E’ il segno che nelle sue relazioni internazionali Leonardo Del Vecchio ha incrociato degli interessi concreti all’operazione. Cinesi in cerca di sfruttare il mercato europeo e del Mediterraneo con una presenza produttiva in grado di evitare l’esportazione in dumping o l’ostilità politica della diffusa industria meccanica e dell’automotive europee affamate d’acciaio? Indiani come Jindal o Tata da sempre concorrenti di Mittal? O, come appare più realistico, l’impegno dei coreani della Posco, grandi produttori di acciaio e di tecnologie nel settore? Vedremo.

Nel frattempo a Brescia in quella che era la capitale del tondino è alla fine l’agonia della Stefana in liquidazione, dopo aver accumulato debiti per 300 milioni di euro e non aver saputo sopravvivere alla seconda generazione dei figli e dei generi. Il grande sito di Ospitaletto (circa un milione di m2) se lo è aggiudicato Esselunga che lo trasformerà nel più grande centro logistico del Nord.

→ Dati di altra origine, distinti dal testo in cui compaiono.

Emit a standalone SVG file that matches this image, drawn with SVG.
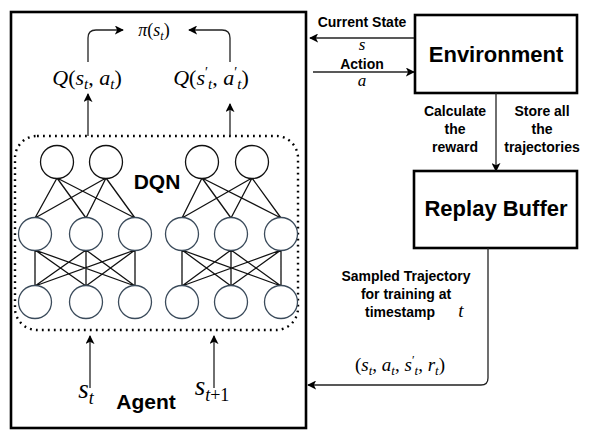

Il laminatoio di Nave per piccoli profilati è passato alla Feralpi di Giuseppe Pasini per una cifra altissima (10 milioni di euro) considerata negli ambienti imprenditoriali assurda e lontana da ogni valutazione dei vecchi impianti. L’acciaieria di Montirone pare prenotata dall’Alfa Acciai con una offerta di 1 milione di euro. Una somma che si discosta di molto dalla valutazione peritale ma che è accompagnata e sostenuta da una credibilità industriale e da una storia di impresa che ha visto subito come alleati i sindacati,le maestranze e l’opinione pubblica.